According to GCC’s Secretary General Abdurrahman bin Hamad al-Attiyah, the EU wants to impose high taxes on the Gulf’s exports. The secretary general also criticized the EU for wanting to negotiate “unrelated” issues such as human rights policies and political reforms in the agreement: “They want to include an article saying that, in case a member of the agreement violates principles of human rights and democracy, the other side can take necessary actions according to international law,” he said to Reuters.
“We all respect human rights but it should not be imposed on us by the view of others,” he added.
The GCC feels that if it accepts the EU’s requirements for human rights and democracy, that local laws and the region’s sovereignty may be compromised: “We want to also include that domestic laws and regulations should not be weakened by this agreement.”
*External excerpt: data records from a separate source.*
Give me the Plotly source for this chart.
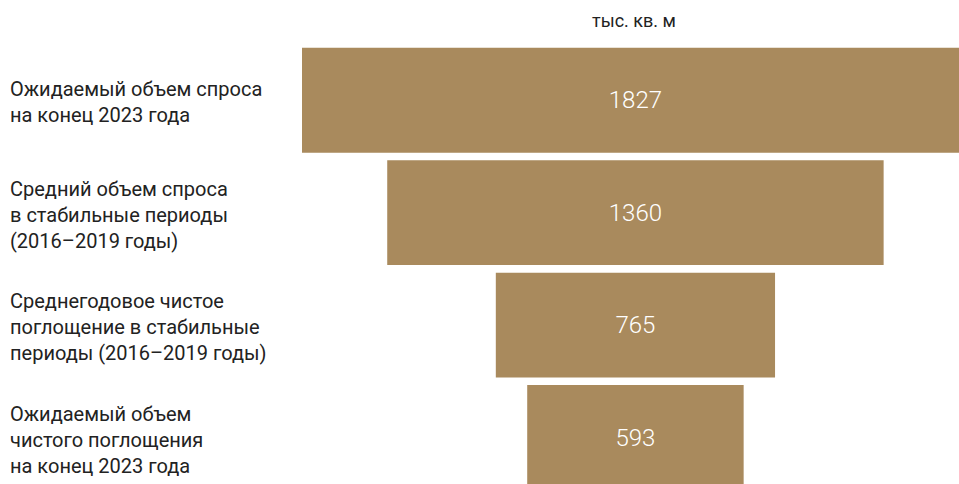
import plotly.graph_objects as go

categories = [
    "Ожидаемый объем спроса<br>на конец 2023 года",
    "Средний объем спроса<br>в стабильные периоды<br>(2016–2019 годы)",
    "Среднегодовое чистое<br>поглощение в стабильные<br>периоды (2016–2019 годы)",
    "Ожидаемый объем<br>чистого поглощения<br>на конец 2023 года",
]
values = [1827, 1360, 765, 593]
unit_label = "тыс. кв. м"

W, H = 959, 484
FONT = "Roboto"
BAR = "#a98a5d"

fig = go.Figure(go.Funnel(
    y=categories,
    x=values,
    textinfo="value",
    textposition="inside",
    insidetextanchor="middle",
    textfont=dict(family=FONT, size=24, color="white", weight=300),
    marker=dict(color=BAR, line=dict(width=0)),
    connector=dict(visible=False),
    hoverinfo="skip",
))

left_px = 302
top_px = 44
fig.update_layout(
    width=W, height=H,
    margin=dict(l=0, r=0, t=top_px, b=0),
    paper_bgcolor="white", plot_bgcolor="white",
    showlegend=False,
    funnelgap=0.067,
    xaxis=dict(domain=[left_px / W, 1], range=[-913.5, 886.5], visible=False, fixedrange=True),
    yaxis=dict(range=[3.413, -0.5], visible=False, fixedrange=True),
    font=dict(family=FONT, color="#222222"),
)

for i, c in enumerate(categories):
    fig.add_annotation(
        x=8 / W, xref="paper", xanchor="left",
        y=i, yref="y", yanchor="middle", yshift=-2,
        text=c, showarrow=False, align="left",
        font=dict(family=FONT, size=20, color="#222222"),
    )

fig.add_annotation(
    x=634 / W, xref="paper", xanchor="center",
    y=(H - 20) / (H - top_px), yref="paper", yanchor="middle",
    text=unit_label, showarrow=False,
    font=dict(family=FONT, size=18, color="#222222"),
)

fig.write_html("out.html")
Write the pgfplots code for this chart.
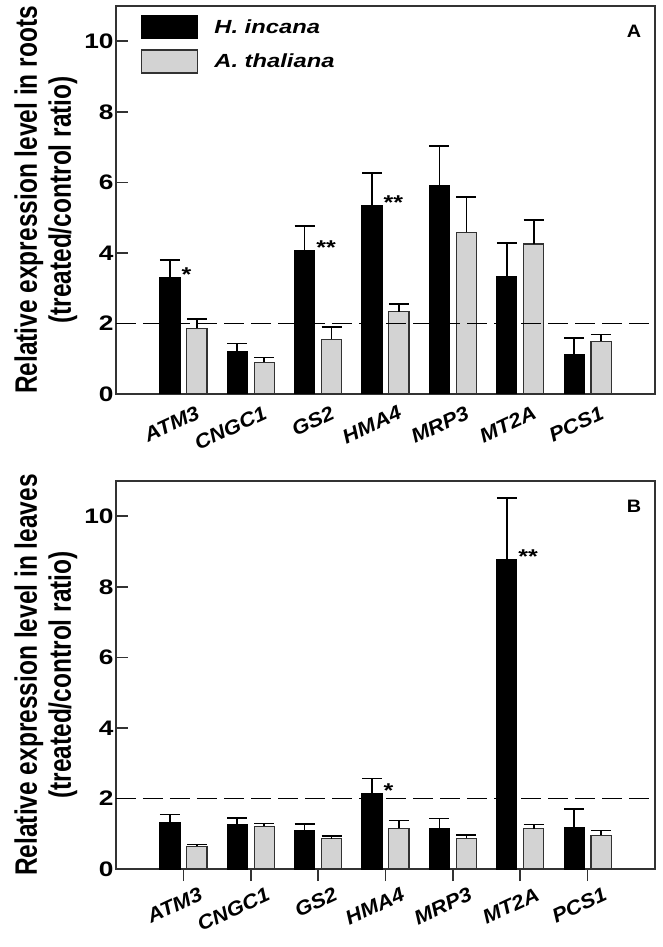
\documentclass[border=0pt]{standalone}
\usepackage{fontspec}
\setmainfont{Liberation Sans}
\newfontfamily\widefont{Liberation Sans}[FakeStretch=1.25]
\newfontfamily\midfont{Liberation Sans}[FakeStretch=1.1]
\newfontfamily\narrowfont{Liberation Sans}[FakeStretch=0.79]
\usepackage{pgfplots}
\usepackage{pgfplotstable}
\pgfplotsset{compat=1.18}

\definecolor{barg}{RGB}{211,211,211}
\definecolor{frm}{RGB}{50,50,50}

% x  value  err(plus)
\pgfplotstableread{
x y e
0 3.30 0.50
1 1.20 0.23
2 4.06 0.71
3 5.35 0.92
4 5.91 1.12
5 3.33 0.95
6 1.11 0.47
}\rootsH
\pgfplotstableread{
x y e
0 1.86 0.26
1 0.90 0.14
2 1.55 0.35
3 2.33 0.23
4 4.58 1.00
5 4.25 0.69
6 1.49 0.20
}\rootsA
\pgfplotstableread{
x y e
0 1.32 0.23
1 1.25 0.20
2 1.10 0.17
3 2.15 0.42
4 1.15 0.28
5 8.77 1.75
6 1.17 0.53
}\leavesH
\pgfplotstableread{
x y e
0 0.64 0.06
1 1.21 0.08
2 0.86 0.07
3 1.15 0.23
4 0.87 0.09
5 1.14 0.12
6 0.95 0.14
}\leavesA

\tikzset{sigstar/.style={font=\widefont\bfseries\fontsize{20}{24}\selectfont, anchor=base west, inner sep=0pt, yshift=-4pt}}

\pgfplotsset{
  myaxis/.style={
    width=539pt, height=388pt, scale only axis,
    xmin=-1, xmax=7, ymin=0, ymax=11,
    xtick={0,...,6},
    xticklabels={ATM3,CNGC1,GS2,HMA4,MRP3,MT2A,PCS1},
    ytick={0,2,...,10},
    ytick pos=left, xtick pos=bottom,
    tick align=inside,
    major tick length=12pt,
    axis line style={line width=1.6pt, draw=frm},
    every tick/.style={line width=1.6pt, draw=frm},
    /pgf/number format/assume math mode=true,
    yticklabel style={font=\widefont\bfseries\fontsize{21}{25}\selectfont, xshift=1pt},
    xticklabel style={font=\midfont\bfseries\itshape\fontsize{20}{24}\selectfont,
      rotate=25, anchor=north east, inner sep=0pt, xshift=6pt},
    ylabel style={font=\narrowfont\bfseries\fontsize{31}{34}\selectfont, align=center},
    clip=false,
  },
  hbar/.style={ybar, bar width=0.3, bar shift=0pt, fill=black, draw=black, line width=1pt,
    error bars/.cd, y dir=plus, y explicit,
    error bar style={line width=1.6pt, black},
    error mark options={rotate=90, mark size=10pt, line width=1.6pt, black},
    /pgfplots/.cd},
  abar/.style={ybar, bar width=0.3, bar shift=0pt, fill=barg, draw=frm, line width=1.2pt,
    error bars/.cd, y dir=plus, y explicit,
    error bar style={line width=1.6pt, black},
    error mark options={rotate=90, mark size=10pt, line width=1.6pt, black},
    /pgfplots/.cd},
}

\begin{document}
\begin{tikzpicture}
\path[use as bounding box] (-116pt,-553pt) rectangle (546pt,394pt);

\begin{axis}[myaxis, at={(0pt,0pt)}, anchor=south west,
  ylabel={Relative expression level in roots\\(treated/control ratio)},
  major x tick style={draw=none},
  xticklabel style={yshift=-15pt},
  legend style={at={(0,1)}, anchor=north west, xshift=25pt, yshift=-9pt,
    draw=none, fill=none, inner sep=0pt,
    font=\widefont\bfseries\itshape\fontsize{19}{23}\selectfont, row sep=10pt,
    /tikz/every odd column/.append style={column sep=14pt}},
  legend cell align=left]
\addlegendimage{legend image code/.code={\draw[fill=black, draw=black, line width=1.2pt] (0pt,-11.5pt) rectangle (56pt,11.5pt);}}
\addlegendentry{H. incana}
\addlegendimage{legend image code/.code={\draw[fill=barg, draw=frm, line width=1.2pt] (0pt,-11.5pt) rectangle (56pt,11.5pt);}}
\addlegendentry{A. thaliana}
\addplot[forget plot, hbar] table[x expr=\thisrow{x}-0.2, y=y, y error=e] {\rootsH};
\addplot[forget plot, abar] table[x expr=\thisrow{x}+0.2, y=y, y error=e] {\rootsA};
\addplot[forget plot, black, line width=1.6pt, dash pattern=on 20pt off 7pt] coordinates {(-1,2) (7,2)};
\node[sigstar] at (axis cs:-0.03,3.30) {*};
\node[sigstar] at (axis cs:1.97,4.06) {**};
\node[sigstar] at (axis cs:2.97,5.35) {**};
\node[font=\midfont\bfseries\fontsize{18}{22}\selectfont] at (axis description cs:0.961,0.936) {A};
\end{axis}

\begin{axis}[myaxis, at={(0pt,-475pt)}, anchor=south west,
  ylabel={Relative expression level in leaves\\(treated/control ratio)},
  major x tick style={yshift=-12pt},
  xticklabel style={yshift=-22pt}]
\addplot[hbar] table[x expr=\thisrow{x}-0.2, y=y, y error=e] {\leavesH};
\addplot[abar] table[x expr=\thisrow{x}+0.2, y=y, y error=e] {\leavesA};
\addplot[black, line width=1.6pt, dash pattern=on 20pt off 7pt] coordinates {(-1,2) (7,2)};
\node[sigstar] at (axis cs:2.97,2.15) {*};
\node[sigstar] at (axis cs:4.97,8.77) {**};
\node[font=\midfont\bfseries\fontsize{18}{22}\selectfont] at (axis description cs:0.961,0.936) {B};
\end{axis}
\end{tikzpicture}
\end{document}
The GCC was expecting the agreement to be finalized at the end of November, during a visit by the French President Nickolas Sarkozy’s to Qatar. However, “the European side surprised us by raising new questions or by mixing politics, commerce and trade,” said al-Attiya. And EU retracted its decision at the last minute, stalling the negotiations further.
The GCC has stalled talks until “the European side agrees to sign the (most recent) draft accord,” says al-Attiya. As far as the GCC is concerned, it feels it has already compromised on numerous points, although officials will not reveal what they have compromised on. The Gulf has suspending talks until the EU is ready to negotiate.